The Minimum Energy Performance of Buildings Bill, which aimed to advance the government’s energy efficiency commitments, is in doubt following the tragic death of David Amess MP.
He was the presentation bill’s main sponsor in the Commons, launching it at the same time as Lord Foster introduced a parallel bill in the House of Lords in July.
It called for all new tenancies to have an energy efficiency performance of at least EPC band C from 2025 and all existing tenancies to reach this by 2028 “where practical, cost-effective and affordable” but currently has no second reading date. The government’s energy white paper had previously set a target of 2030.
A House of Commons spokesman tells LandlordZONE that presentation bills are highly unlikely to become law, but are often a way of drawing attention to a particular issue.
He adds: “It’s possible that another member could sponsor the bill, but nobody has done this yet. No second reading date is scheduled, and there is no realistic prospect of the bill getting debating time as it is too far down the list of business.”
Amess (introduced) introduced the Warm Homes and Energy Conservation Act in 2000 and had campaigned for more accessible fuel for all since then.

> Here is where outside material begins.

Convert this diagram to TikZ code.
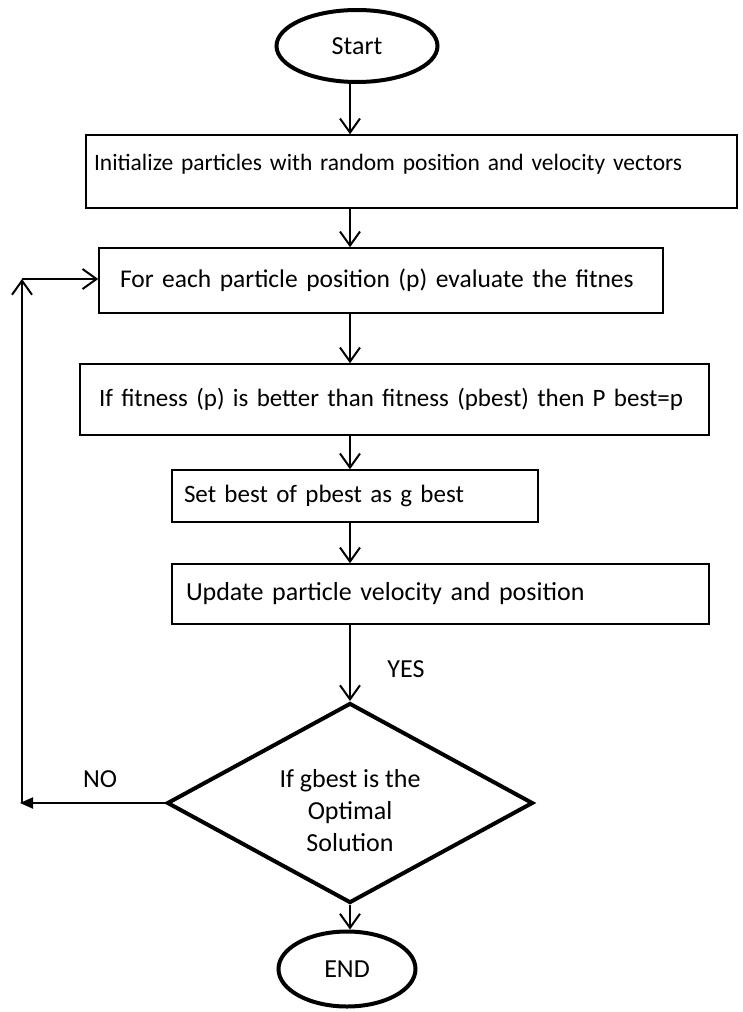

During the new bill’s launch he told MPs: “I know that no government enjoys private members’ bills in reality; they always like to promote them themselves – I am not bothered about who takes the glory. Among other things, it would reduce the impact on the environment and make fuel more accessible to all in privately rented properties, social housing, new homes and owner-occupier properties.”
Many landlords believe the government’s ambition to see all rented properties raised to an energy rating of band C or above – even by 2030 – is a ‘pipedream’ unless upgrades are backed with financial and practical support rather than rhetoric. The latest funding announcement for grants to buy heat pumps has been heralded only as a good start.